Beginners Guide to ISE Measurement. Chapter 7.

CALIBRATION THEORY

Calibration is carried out by immersing the electrodes in a series of solutions of known concentration and plotting a graph of the mV reading versus the log of the activity (or the actual activity on a logarithmic X-axis). This should give a straight line over the whole linear concentration range. However, as noted above, activity is difficult to determine in complex solutions and it is generally more useful to plot concentration units. In this case the effect of variable activity coefficients in solutions with high ionic strength can be minimized by adding Ionic Strength Adjustment Buffer to all standards and samples - but note the limitations to this detailed in the previous chapter. Nevertheless, it must be noted that if the samples to be measured are likely to have a total ionic strength of less than about 0.01M for monovalent ions (0.001M for divalent ions) then the activity effect should be insignificant and it may not be necessary to add ISAB. However, it must be noted that ISAB may be useful when using a double junction reference electrode with a non-equi-transferrent outer filling solution, in order to compensate for drift in the liquid junction potential, and in general most ISE systems give a stable reading more quickly in high ionic strength solutions.

The slope of the calibration graph is the mV response per decade of concentration change. This is typically around 54 mV/decade for monovalent ions and 27 for divalent ions and will have a negative value for negative ions - i.e. a higher concentration means more negative ions in solution and therefore a lower voltage.

The linear range of the electrode is defined as that part of the calibration curve through which a linear regression would demonstrate that the data points do not deviate from linearity by more than 2 mV. For many electrodes this range can extend from about 0.1 Molar down to 10^-6 or even 10^-7 Molar.

The total measuring range includes the linear part of the graph as shown below together with a lower curved portion where the response to varying concentration becomes progressively less as the concentration reduces. Samples can be measured in this lower range but it must be noted that more closely spaced calibration points are required in order to define the curve accurately and the percentage error per mV on the calculated concentration will be progressively higher as the slope reduces.
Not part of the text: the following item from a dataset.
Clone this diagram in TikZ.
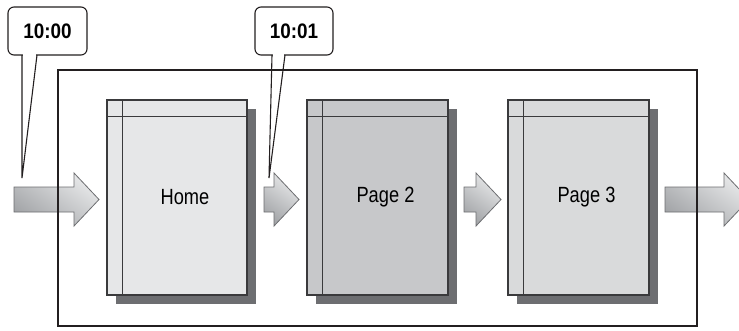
\documentclass[tikz,border=0pt]{standalone}
\usepackage{fontspec}
\setmainfont[FakeStretch=0.83]{Liberation Sans}
\newfontfamily\calfont[FakeStretch=0.9]{Liberation Sans}
\usetikzlibrary{shadows}
\definecolor{pageA}{HTML}{E6E7E8}
\definecolor{pageB}{HTML}{C7C8CA}
\definecolor{pageC}{HTML}{D9DADB}
\definecolor{shadowc}{HTML}{6D6E71}
\definecolor{edgec}{HTML}{3A3A3C}
\definecolor{framec}{HTML}{231F20}
\definecolor{arrdark}{HTML}{A2A4A7}
\definecolor{arrlight}{HTML}{E8E9EA}
\definecolor{arredge}{HTML}{6D6E71}
\newcommand\grayarrow[2]{\draw[flowarrow] (#1,187) -- ({#2-25},187) -- ({#2-25},173) -- (#2,199.5) -- ({#2-25},226) -- ({#2-25},212) -- (#1,212) -- cycle;}
\tikzset{
  flowarrow/.style={draw=arredge, line width=0.8pt, top color=arrlight, bottom color=arrdark, shading angle=-35},
  pagebox/.style={draw=edgec, line width=1.1pt, inner sep=0pt, minimum width=140pt, minimum height=195pt,
     general shadow={fill=shadowc, shadow xshift=8.5pt, shadow yshift=-8.5pt},
     font=\fontsize{22}{22}\selectfont},
  stripline/.style={draw=edgec, line width=1.1pt},
  framebox/.style={draw=framec, line width=2pt, inner sep=0pt},
  callout/.style={draw=framec, line width=1.1pt, fill=white, rounded corners=6pt, inner sep=0pt,
     minimum height=48pt, font=\calfont\bfseries\fontsize{21}{21}\selectfont},
  tailline/.style={draw=framec, line width=1.1pt, line join=miter}
}
\begin{document}
\begin{tikzpicture}[x=1pt,y=-1pt]
\clip (0,0) rectangle (739,330);
\fill[white] (0,0) rectangle (739,330);
% flow arrows
\grayarrow{14}{99}
\grayarrow{264}{299}
\grayarrow{464}{501}
\grayarrow{665}{749}
% frame
\node[framebox, minimum width=639pt, minimum height=256pt] (frame) at (377.5,198) {};
% pages
\node[pagebox, fill=pageA] (home) at (177,197.5) {\hspace*{16pt}Home};
\node[pagebox, fill=pageB, minimum width=141pt] (page2) at (377.5,197.5) {\hspace*{16pt}Page 2};
\node[pagebox, fill=pageC, minimum width=141pt] (page3) at (578.5,197.5) {\hspace*{16pt}Page 3};
\foreach \p in {home,page2,page3}{
  \draw[stripline] ([xshift=16pt]\p.north west) -- ([xshift=16pt]\p.south west);
  \draw[stripline] ([yshift=-17pt]\p.north west) -- ([yshift=-17pt]\p.north east);
}
% callouts
\node[callout, minimum width=79pt] (c1) at (47.5,31) {10:00};
\node[callout, minimum width=78pt] (c2) at (294,31) {10:01};
\coordinate (t1) at (22,178);
\coordinate (t2) at (269,178);
\draw[white, line width=1.6pt] (22.6,55) -- (36.4,55);
\draw[white, line width=1.6pt] (272.6,55) -- (284.4,55);
\draw[tailline] (22,55) -- (t1) -- (37,55);
\draw[tailline] (272,55) -- (t2) -- (285,55);
\end{tikzpicture}
\end{document}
For monovalent ions, the IUPAC definition is: that concentration at which the measured potential differs from that predicted by the linear regression by more than 18 mV. The practical limit of detection can be calculated by plotting a calibration graph using several standards at the lower end of the concentration range, and below it. Say 100, 10, 1, 0.1, 0.05, 0.01 ppm - i.e. at least two to define the linear slope and two to show the position of the horizontal section below the limit of detection, where the electrode is unresponsive to concentration change. The limit of detection is then defined by the crossing point of the two straight lines drawn through these points.